From predictions to confidence intervals: an empirical study of conformal prediction methods for in-context learning
Zhe Huang, Simone Rossi, Rui Yuan, Thomas Hannagan
TL;DR
The paper tackles uncertainty quantification for in-context learning in transformers by marrying conformal prediction (CP) with in-context learning (ICL) to produce distribution-free prediction intervals with guaranteed coverage $1-\alpha$ in a single forward pass. It builds a bridge by using a pre-trained linear self-attention transformer to compute conformity scores across a finite grid of candidate labels $z$, enabling exact CP guarantees without retraining on augmented datasets. The authors benchmark CP with ICL against ridge-based oracle CP and split CP, showing robust coverage and competitive compute times, even under distribution shifts, and they uncover scaling laws that guide model size and data usage under compute budgets. The work provides a theoretically grounded, scalable framework that integrates ICL with CP for uncertainty quantification in transformer-based models, with potential extensions to autoregressive settings and real-world data.
Abstract
Transformers have become a standard architecture in machine learning, demonstrating strong in-context learning (ICL) abilities that allow them to learn from the prompt at inference time. However, uncertainty quantification for ICL remains an open challenge, particularly in noisy regression tasks. This paper investigates whether ICL can be leveraged for distribution-free uncertainty estimation, proposing a method based on conformal prediction to construct prediction intervals with guaranteed coverage. While traditional conformal methods are computationally expensive due to repeated model fitting, we exploit ICL to efficiently generate confidence intervals in a single forward pass.

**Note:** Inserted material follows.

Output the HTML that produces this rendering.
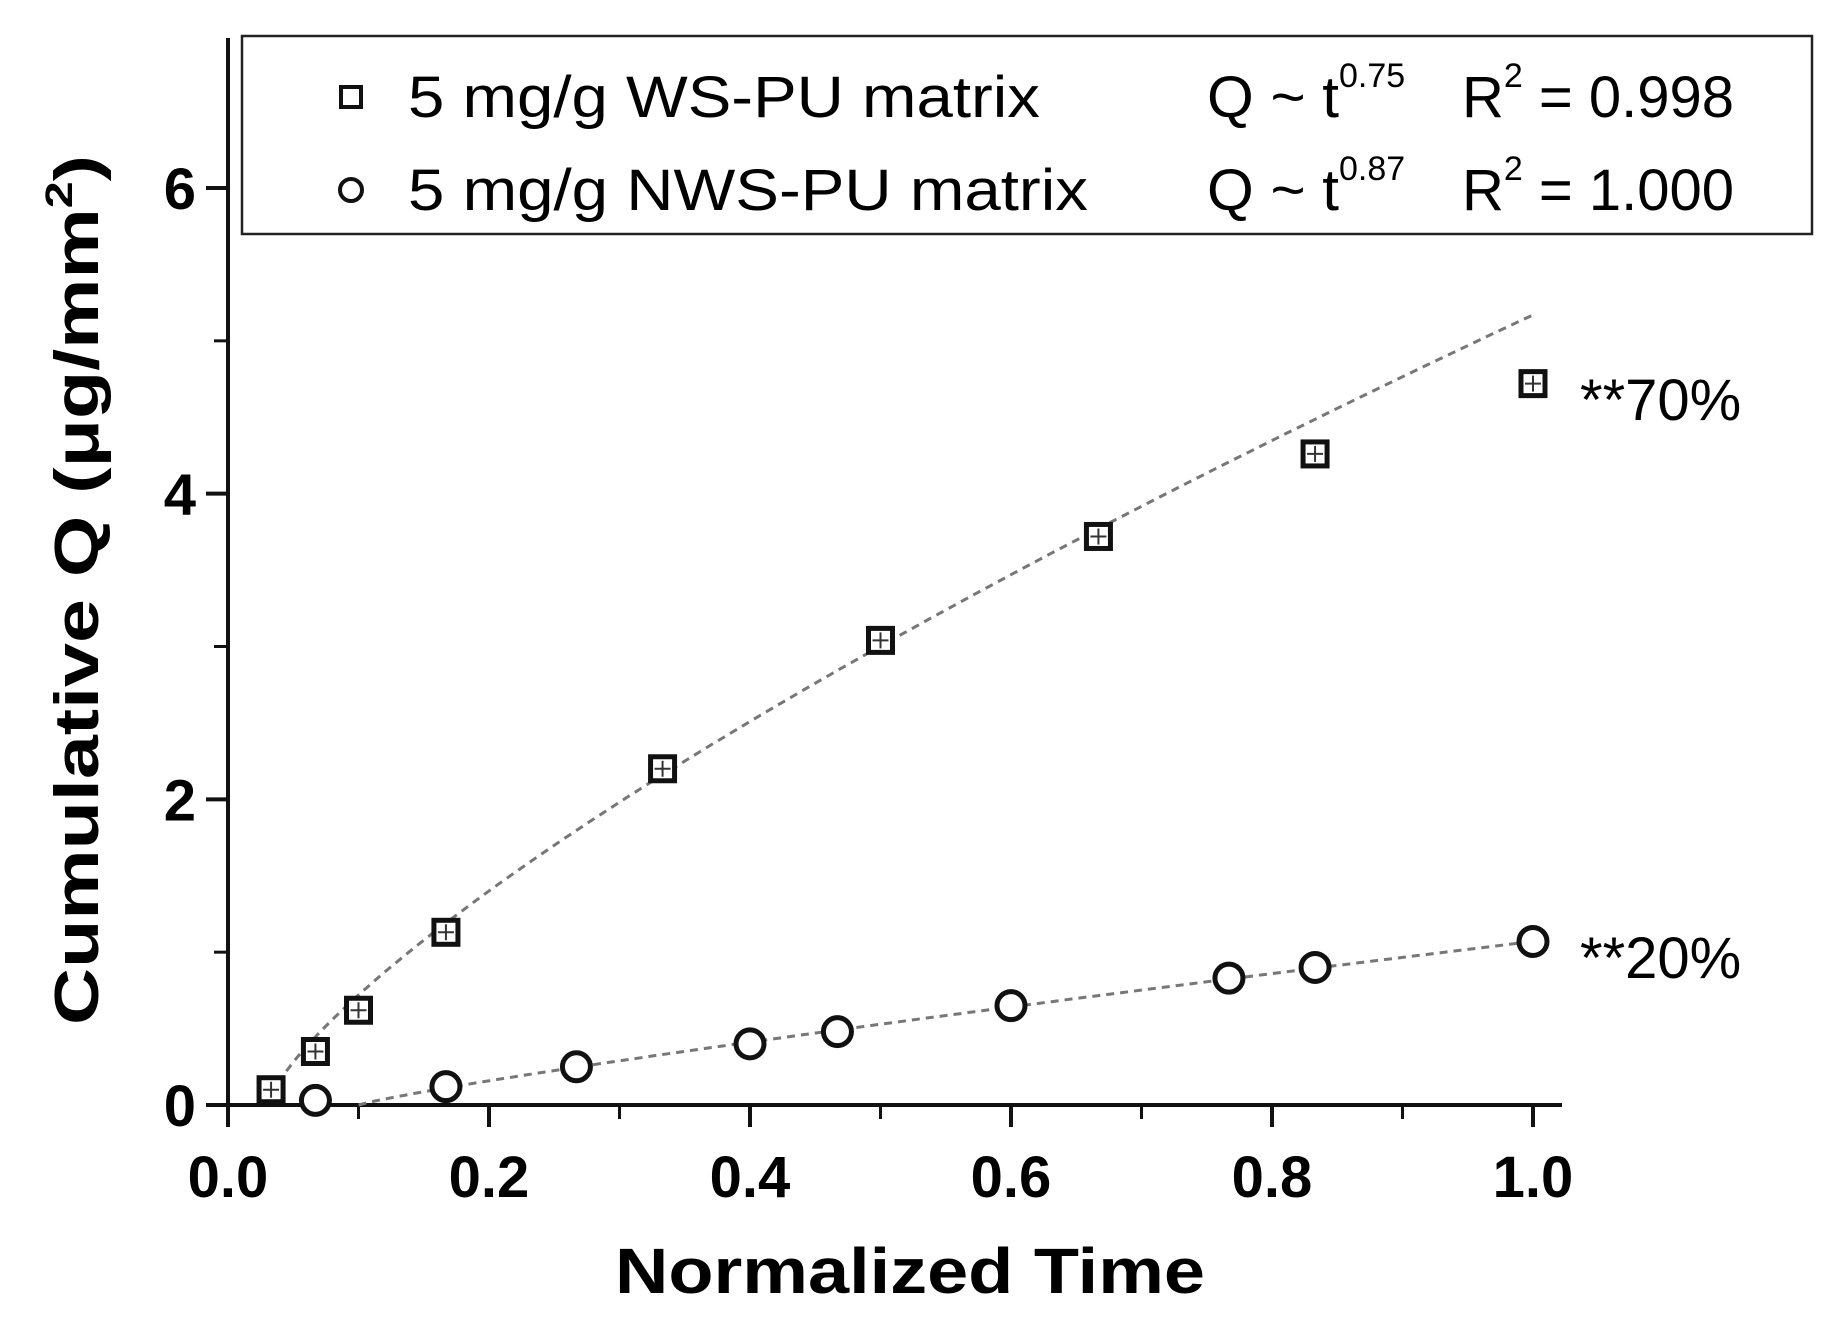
<!DOCTYPE html>
<html><head><meta charset="utf-8"><style>
html,body{margin:0;padding:0;background:#fff;}
svg{display:block;font-family:"Liberation Sans",Arial,sans-serif;}
</style></head><body>
<svg id="chart" width="1831" height="1326" viewBox="0 0 1831 1326" xmlns="http://www.w3.org/2000/svg">
<g id="axes"></g>
<g id="fits"></g>
<g id="marks"></g>
<g id="legend">
  <rect x="242" y="36" width="1570" height="198" fill="#fff" stroke="#222" stroke-width="2.5"/>
  <rect x="341" y="87" width="20" height="20" fill="none" stroke="#111" stroke-width="4"/>
  <circle cx="351" cy="190" r="11" fill="none" stroke="#111" stroke-width="4"/>
  <text x="408" y="117" font-size="58" textLength="632" lengthAdjust="spacingAndGlyphs">5 mg/g WS-PU matrix</text>
  <text x="408" y="210" font-size="58" textLength="680" lengthAdjust="spacingAndGlyphs">5 mg/g NWS-PU matrix</text>
  <text x="1207" y="117" font-size="58"><tspan textLength="132" lengthAdjust="spacingAndGlyphs">Q ~ t</tspan><tspan dy="-30" font-size="34">0.75</tspan></text>
  <text x="1207" y="210" font-size="58"><tspan textLength="132" lengthAdjust="spacingAndGlyphs">Q ~ t</tspan><tspan dy="-30" font-size="34">0.87</tspan></text>
  <text x="1462" y="117" font-size="58">R<tspan dy="-30" font-size="34">2</tspan><tspan dy="30"> = 0.998</tspan></text>
  <text x="1462" y="210" font-size="58">R<tspan dy="-30" font-size="34">2</tspan><tspan dy="30"> = 1.000</tspan></text>
</g>
<text x="1580" y="420" font-size="58">**70%</text>
<text x="1580" y="978" font-size="58">**20%</text>
<text x="910" y="1293" font-size="64" font-weight="bold" text-anchor="middle" textLength="590" lengthAdjust="spacingAndGlyphs">Normalized Time</text>
<text transform="translate(98,590) rotate(-90)" font-size="62" font-weight="bold" text-anchor="middle" textLength="870" lengthAdjust="spacingAndGlyphs">Cumulative Q (μg/mm<tspan dy="-26" font-size="38">2</tspan><tspan dy="26">)</tspan></text>
</svg>
<script>
const wsX = [0.033, 0.067, 0.1, 0.167, 0.333, 0.5, 0.667, 0.833, 1.0];
const wsY = [0.10, 0.35, 0.62, 1.13, 2.20, 3.04, 3.72, 4.26, 4.72];
const nwsX = [0.067, 0.167, 0.267, 0.4, 0.467, 0.6, 0.767, 0.833, 1.0];
const nwsY = [0.03, 0.12, 0.25, 0.40, 0.48, 0.65, 0.83, 0.90, 1.07];
const wsFit = {t0: 0.03, end: 5.17, exp: 0.75, start: 0.033};
const nwsFit = {t0: 0.1, end: 1.07, exp: 0.87, start: 0.1};
const xTicks = [0.0, 0.2, 0.4, 0.6, 0.8, 1.0];
const xTickLabels = ["0.0", "0.2", "0.4", "0.6", "0.8", "1.0"];
const yTicks = [0, 2, 4, 6];
const yTickLabels = ["0", "2", "4", "6"];

const NS = "http://www.w3.org/2000/svg";
const X0 = 228, X1 = 1533, Y0 = 1105, Y6 = 188;
const sx = v => X0 + v * (X1 - X0);
const sy = v => Y0 - v * (Y0 - Y6) / 6;
function mk(tag, attrs, parent) {
  const e = document.createElementNS(NS, tag);
  for (const k in attrs) e.setAttribute(k, attrs[k]);
  parent.appendChild(e);
  return e;
}
const axes = document.getElementById('axes');
let a = mk('line', {x1: X0, y1: 38, x2: X0, y2: Y0 + 20, stroke: '#111', 'stroke-width': 4}, axes);


a = mk('line', {x1: X0 - 20, y1: Y0, x2: 1562, y2: Y0, stroke: '#111', 'stroke-width': 4}, axes);


for (let i = 1; i <= 10; i += 2) {
  const m = mk('line', {x1: sx(i / 10), y1: Y0, x2: sx(i / 10), y2: Y0 + 14, stroke: '#111', 'stroke-width': 3}, axes);
  
  
}
xTicks.forEach((v, i) => {
  const t = mk('line', {x1: sx(v), y1: Y0, x2: sx(v), y2: Y0 + 22, stroke: '#111', 'stroke-width': 4}, axes);
  
  
  const l = mk('text', {x: sx(v), y: Y0 + 92, 'font-size': 58, 'font-weight': 'bold', 'text-anchor': 'middle'}, axes);
  l.textContent = xTickLabels[i];
  
  
});
[1, 3, 5].forEach(v => {
  const m = mk('line', {x1: X0 - 14, y1: sy(v), x2: X0, y2: sy(v), stroke: '#111', 'stroke-width': 3}, axes);
  
  
});
yTicks.forEach((v, i) => {
  const t = mk('line', {x1: X0 - 22, y1: sy(v), x2: X0, y2: sy(v), stroke: '#111', 'stroke-width': 4}, axes);
  
  
  const l = mk('text', {x: 196, y: sy(v) + 21, 'font-size': 58, 'font-weight': 'bold', 'text-anchor': 'end'}, axes);
  l.textContent = yTickLabels[i];
  
  
});
const fits = document.getElementById('fits');
[[wsFit, 'ws-fit-line'], [nwsFit, 'nws-fit-line']].forEach(([f, name]) => {
  let d = '';
  for (let k = 0; k <= 100; k++) {
    const t = f.start + (1 - f.start) * k / 100;
    const q = f.end * Math.pow(Math.max(0, (t - f.t0) / (1 - f.t0)), f.exp);
    d += (k ? 'L' : 'M') + sx(t).toFixed(1) + ' ' + sy(q).toFixed(1);
  }
  const p = mk('path', {d: d, fill: 'none', stroke: '#777', 'stroke-width': 3, 'stroke-dasharray': '8 6'}, fits);
  
  
});
const marks = document.getElementById('marks');
wsX.forEach((x, i) => {
  const cx = sx(x), cy = sy(wsY[i]);
  const g = mk('g', {}, marks);
  
  
  mk('rect', {x: cx - 12, y: cy - 12, width: 24, height: 24, fill: '#fff', stroke: '#111', 'stroke-width': 5}, g);
  mk('path', {d: `M${cx} ${cy - 8}V${cy + 8}M${cx - 8} ${cy}H${cx + 8}`, stroke: '#333', 'stroke-width': 2}, g);
});
nwsX.forEach((x, i) => {
  const c = mk('circle', {cx: sx(x), cy: sy(nwsY[i]), r: 14, fill: '#fff', stroke: '#111', 'stroke-width': 5}, marks);
  
  
});
</script>
</body></html>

Our empirical analysis compares this approach against ridge regression-based conformal methods, showing that conformal prediction with in-context learning (CP with ICL) achieves robust and scalable uncertainty estimates. Additionally, we evaluate its performance under distribution shifts and establish scaling laws to guide model training. These findings bridge ICL and conformal prediction, providing a theoretically grounded and new framework for uncertainty quantification in transformer-based models.